P edro Calado, diz-me lá, já pediste autorização ao tribunal para viajar para Bruxelas? É que não queremos surpresas, não é? Uma coisa é ir à capital da Europa, outra é dar um salto a território internacional sem o juiz de instrução saber. Não vá o homem achar que estás a confundir o passaporte diplomático com o de arguido em liberdade condicional.

E tu, Miguelinho, já foste levantar o subsídio de mobilidade para a tua peregrinação europeia? É que Bruxelas não é logo ali, e o contribuinte madeirense gosta de saber que o seu dinheiro anda bem aplicado — nem que seja em milhas aéreas e selfies com eurodeputados.

Mas atenção, Miguelinho, não te esqueças da checklist oficial:

  • Cartão de cidadão (não vá o funcionário desconfiar da tua excelência),
  • Talões de embarque (mesmo que tenhas ido em “classe conforto” – é importante parecer modesto),
  • Recibo-fatura da viagem com as taxas de carbono devidamente discriminadas (porque nada diz “sustentabilidade” como queimar querosene a caminho de uma conferência sobre o ambiente),
  • E, claro, as taxas do aeroporto, que dão sempre aquele toque de autenticidade proletária.

Agora, a grande dúvida que nos corrói é esta: vais tu mesmo aos CTT como qualquer madeirense normal, pegar na senha e esperar duas horas de pé, rodeado de gente a pagar contas e levantar encomendas da Shein? Ou tens já um funcionário público destacado para essa nobre missão — o “assessor da fila”, o verdadeiro herói da mobilidade insular?

És tu que vais à fila dos CTT, com senha na mão, a ouvir o “balcão três, por favor”?

Ou tens um funcionário público de estimação, treinado para aguentar as três horas de fila, com um dossier de documentos e uma lancheira, pronto para defender o teu direito à mobilidade subsidiada?

Não leves a mal, Miguelinho, é só curiosidade sociológica. É que por cá, quando um madeirense comum quer o reembolso da viagem, tem de rezar para que o sistema não vá abaixo, o funcionário não esteja de pausa, e o carimbo esteja na gaveta certa. Já tu, aposto que o teu subsídio viaja em priority boarding, direto para a conta.

O madeirense, aquele que trabalha, paga impostos e voa em promoção Ryanair está ali, nos CTT, com uma pastinha de plástico e esperança no olhar, à espera de ser atendido.

Três guichés fechados, um funcionário a caminho do almoço, e o sistema “em baixo desde ontem”.

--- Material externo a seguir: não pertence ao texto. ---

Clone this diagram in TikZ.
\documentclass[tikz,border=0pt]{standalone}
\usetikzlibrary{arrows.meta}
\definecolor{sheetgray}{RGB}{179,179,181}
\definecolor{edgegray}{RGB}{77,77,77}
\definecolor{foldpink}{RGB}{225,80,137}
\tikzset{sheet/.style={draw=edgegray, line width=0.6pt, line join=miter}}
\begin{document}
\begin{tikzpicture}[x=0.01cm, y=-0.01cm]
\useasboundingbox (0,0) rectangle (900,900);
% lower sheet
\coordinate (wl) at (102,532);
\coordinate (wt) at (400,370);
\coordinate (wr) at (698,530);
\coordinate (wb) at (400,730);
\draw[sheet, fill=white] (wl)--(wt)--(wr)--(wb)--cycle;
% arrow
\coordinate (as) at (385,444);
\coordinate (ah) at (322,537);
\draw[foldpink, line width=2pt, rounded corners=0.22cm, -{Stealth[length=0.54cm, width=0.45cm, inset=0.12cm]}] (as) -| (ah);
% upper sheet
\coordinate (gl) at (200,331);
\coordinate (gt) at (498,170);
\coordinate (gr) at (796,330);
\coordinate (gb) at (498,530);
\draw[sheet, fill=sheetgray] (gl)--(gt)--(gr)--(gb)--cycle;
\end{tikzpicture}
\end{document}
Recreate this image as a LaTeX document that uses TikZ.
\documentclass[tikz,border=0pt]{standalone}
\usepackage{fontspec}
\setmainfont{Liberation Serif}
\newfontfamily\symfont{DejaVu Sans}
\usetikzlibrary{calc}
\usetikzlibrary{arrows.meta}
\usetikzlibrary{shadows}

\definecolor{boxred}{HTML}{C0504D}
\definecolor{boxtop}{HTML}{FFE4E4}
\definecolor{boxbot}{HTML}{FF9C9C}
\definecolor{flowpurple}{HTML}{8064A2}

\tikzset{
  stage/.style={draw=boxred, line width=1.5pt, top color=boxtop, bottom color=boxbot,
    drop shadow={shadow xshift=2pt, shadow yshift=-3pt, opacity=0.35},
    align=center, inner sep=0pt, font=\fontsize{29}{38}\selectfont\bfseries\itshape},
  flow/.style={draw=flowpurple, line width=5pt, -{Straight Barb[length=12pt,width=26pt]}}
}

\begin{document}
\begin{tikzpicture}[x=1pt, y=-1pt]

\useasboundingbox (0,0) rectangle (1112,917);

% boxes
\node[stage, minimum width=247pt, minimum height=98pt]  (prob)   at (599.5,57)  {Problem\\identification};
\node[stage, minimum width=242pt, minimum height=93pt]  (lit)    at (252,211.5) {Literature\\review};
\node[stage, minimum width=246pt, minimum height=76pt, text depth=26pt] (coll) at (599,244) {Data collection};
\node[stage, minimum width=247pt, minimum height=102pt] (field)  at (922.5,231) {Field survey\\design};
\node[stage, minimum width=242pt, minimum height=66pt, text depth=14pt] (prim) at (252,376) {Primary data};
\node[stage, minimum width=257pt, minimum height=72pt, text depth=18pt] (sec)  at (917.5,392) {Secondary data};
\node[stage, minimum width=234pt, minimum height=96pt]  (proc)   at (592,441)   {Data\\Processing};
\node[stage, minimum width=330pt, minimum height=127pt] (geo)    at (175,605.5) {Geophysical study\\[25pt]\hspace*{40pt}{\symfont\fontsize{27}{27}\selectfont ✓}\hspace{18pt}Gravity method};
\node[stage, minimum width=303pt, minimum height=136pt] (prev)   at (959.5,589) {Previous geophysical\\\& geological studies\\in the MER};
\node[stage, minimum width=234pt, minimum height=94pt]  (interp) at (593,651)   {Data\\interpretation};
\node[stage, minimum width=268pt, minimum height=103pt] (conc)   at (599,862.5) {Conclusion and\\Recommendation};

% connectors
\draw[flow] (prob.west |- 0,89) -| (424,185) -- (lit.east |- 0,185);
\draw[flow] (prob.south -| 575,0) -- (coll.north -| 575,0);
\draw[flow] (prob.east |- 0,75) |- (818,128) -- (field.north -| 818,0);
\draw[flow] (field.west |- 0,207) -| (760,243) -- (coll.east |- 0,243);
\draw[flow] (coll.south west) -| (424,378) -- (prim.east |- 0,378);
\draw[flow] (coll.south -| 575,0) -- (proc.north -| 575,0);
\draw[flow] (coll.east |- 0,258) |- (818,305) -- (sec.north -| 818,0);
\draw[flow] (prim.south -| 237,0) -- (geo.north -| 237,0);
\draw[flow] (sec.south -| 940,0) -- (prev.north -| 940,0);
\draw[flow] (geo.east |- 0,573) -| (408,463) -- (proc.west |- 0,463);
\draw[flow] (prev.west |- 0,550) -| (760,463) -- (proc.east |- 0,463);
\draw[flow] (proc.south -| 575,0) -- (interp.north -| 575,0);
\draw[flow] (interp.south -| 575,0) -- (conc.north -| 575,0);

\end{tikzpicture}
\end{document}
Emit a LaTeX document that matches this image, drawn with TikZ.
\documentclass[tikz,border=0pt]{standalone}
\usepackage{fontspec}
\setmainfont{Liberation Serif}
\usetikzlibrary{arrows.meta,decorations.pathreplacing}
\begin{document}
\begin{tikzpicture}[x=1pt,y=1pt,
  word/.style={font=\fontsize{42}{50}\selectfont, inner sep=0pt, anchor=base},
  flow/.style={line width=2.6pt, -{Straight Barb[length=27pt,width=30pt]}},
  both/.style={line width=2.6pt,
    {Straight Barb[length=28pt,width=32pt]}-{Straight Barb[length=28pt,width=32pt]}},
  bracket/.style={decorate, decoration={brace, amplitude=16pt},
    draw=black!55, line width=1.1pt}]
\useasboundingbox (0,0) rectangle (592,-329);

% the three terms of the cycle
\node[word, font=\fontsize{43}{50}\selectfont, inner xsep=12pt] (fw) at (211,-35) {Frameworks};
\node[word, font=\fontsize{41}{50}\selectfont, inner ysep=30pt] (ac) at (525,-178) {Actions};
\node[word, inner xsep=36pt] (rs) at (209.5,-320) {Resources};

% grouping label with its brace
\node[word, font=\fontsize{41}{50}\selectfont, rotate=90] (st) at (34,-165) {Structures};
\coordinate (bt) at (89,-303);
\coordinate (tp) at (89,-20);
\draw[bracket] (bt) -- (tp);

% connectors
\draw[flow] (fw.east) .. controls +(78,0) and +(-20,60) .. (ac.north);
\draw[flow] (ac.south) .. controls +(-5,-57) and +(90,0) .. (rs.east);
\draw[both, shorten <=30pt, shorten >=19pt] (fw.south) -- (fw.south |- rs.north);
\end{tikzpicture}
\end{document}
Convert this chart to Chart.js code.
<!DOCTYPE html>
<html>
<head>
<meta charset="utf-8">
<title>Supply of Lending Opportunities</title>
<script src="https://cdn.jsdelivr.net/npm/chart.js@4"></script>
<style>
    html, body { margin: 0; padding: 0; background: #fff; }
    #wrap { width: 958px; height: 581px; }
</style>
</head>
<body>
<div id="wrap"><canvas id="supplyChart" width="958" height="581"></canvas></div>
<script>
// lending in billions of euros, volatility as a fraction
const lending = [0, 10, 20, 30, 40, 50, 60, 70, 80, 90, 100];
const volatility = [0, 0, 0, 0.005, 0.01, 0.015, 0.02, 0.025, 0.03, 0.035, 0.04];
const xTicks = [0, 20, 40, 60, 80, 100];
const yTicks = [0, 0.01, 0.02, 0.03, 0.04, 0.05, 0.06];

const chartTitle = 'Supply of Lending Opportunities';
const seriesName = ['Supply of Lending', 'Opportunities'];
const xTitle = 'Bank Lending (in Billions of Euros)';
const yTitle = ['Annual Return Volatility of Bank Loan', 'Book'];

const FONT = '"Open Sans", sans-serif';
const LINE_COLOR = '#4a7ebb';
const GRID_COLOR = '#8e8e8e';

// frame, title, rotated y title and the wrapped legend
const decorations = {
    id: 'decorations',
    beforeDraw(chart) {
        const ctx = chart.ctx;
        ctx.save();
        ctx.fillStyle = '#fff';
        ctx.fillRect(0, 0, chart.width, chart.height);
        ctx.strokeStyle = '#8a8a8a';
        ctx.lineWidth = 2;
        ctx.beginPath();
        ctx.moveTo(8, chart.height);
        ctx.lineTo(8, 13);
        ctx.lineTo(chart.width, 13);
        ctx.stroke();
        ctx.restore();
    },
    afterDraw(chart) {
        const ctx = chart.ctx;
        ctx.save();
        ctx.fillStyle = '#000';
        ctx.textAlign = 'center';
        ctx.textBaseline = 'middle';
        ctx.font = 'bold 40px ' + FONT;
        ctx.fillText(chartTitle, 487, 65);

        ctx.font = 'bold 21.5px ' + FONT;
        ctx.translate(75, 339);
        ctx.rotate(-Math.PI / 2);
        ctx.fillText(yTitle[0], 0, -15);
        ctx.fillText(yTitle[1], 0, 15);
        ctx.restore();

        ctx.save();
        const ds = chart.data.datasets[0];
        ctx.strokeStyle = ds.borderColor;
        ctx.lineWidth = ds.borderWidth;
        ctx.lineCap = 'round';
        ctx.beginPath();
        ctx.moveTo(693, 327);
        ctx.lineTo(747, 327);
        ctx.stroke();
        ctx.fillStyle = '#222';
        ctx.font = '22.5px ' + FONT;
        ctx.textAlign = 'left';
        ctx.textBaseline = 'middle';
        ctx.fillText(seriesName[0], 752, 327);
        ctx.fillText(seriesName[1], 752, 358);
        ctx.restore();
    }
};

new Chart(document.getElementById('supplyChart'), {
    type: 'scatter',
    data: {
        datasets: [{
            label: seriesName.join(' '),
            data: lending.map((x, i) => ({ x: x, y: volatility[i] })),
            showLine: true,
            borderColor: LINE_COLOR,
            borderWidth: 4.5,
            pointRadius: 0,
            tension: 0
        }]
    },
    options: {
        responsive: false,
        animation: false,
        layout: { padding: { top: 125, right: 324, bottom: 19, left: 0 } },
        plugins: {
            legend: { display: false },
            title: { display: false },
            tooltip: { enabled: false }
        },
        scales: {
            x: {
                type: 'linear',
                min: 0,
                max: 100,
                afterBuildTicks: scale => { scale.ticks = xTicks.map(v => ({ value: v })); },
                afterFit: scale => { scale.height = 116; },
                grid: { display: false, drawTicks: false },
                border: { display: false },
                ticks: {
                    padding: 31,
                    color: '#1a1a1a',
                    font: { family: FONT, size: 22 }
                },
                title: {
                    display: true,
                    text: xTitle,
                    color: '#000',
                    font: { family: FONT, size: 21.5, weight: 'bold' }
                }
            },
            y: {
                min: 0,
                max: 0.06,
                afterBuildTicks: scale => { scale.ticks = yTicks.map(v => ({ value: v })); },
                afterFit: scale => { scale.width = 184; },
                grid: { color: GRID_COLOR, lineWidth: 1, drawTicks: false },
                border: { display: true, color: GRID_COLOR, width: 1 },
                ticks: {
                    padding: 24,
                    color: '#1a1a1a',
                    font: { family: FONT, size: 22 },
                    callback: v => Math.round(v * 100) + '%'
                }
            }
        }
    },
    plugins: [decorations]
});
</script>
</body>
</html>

Mas não faz mal: o Miguelinho está em Bruxelas, a representar-nos a todos.

Talvez até tire uma selfie com o Pedro Calado (caso o juiz tenha aprovado o roteiro europeu).

Na Madeira, a mobilidade é um direito de todos — mas só alguns é que viajam sem stress.

Uns enfrentam filas, formulários e carimbos; outros enfrentam apenas o dilema entre o hotel de quatro ou cinco estrelas.

Uma dúvida final Miguelinho, quando saíres do governo, vais ter um trabalho à tua espera? Ou vais viver à custa de uma estrangeira sueca que eventualmente te sustentará? Tenho curiosidade em saber, uma vez que nunca trabalhaste…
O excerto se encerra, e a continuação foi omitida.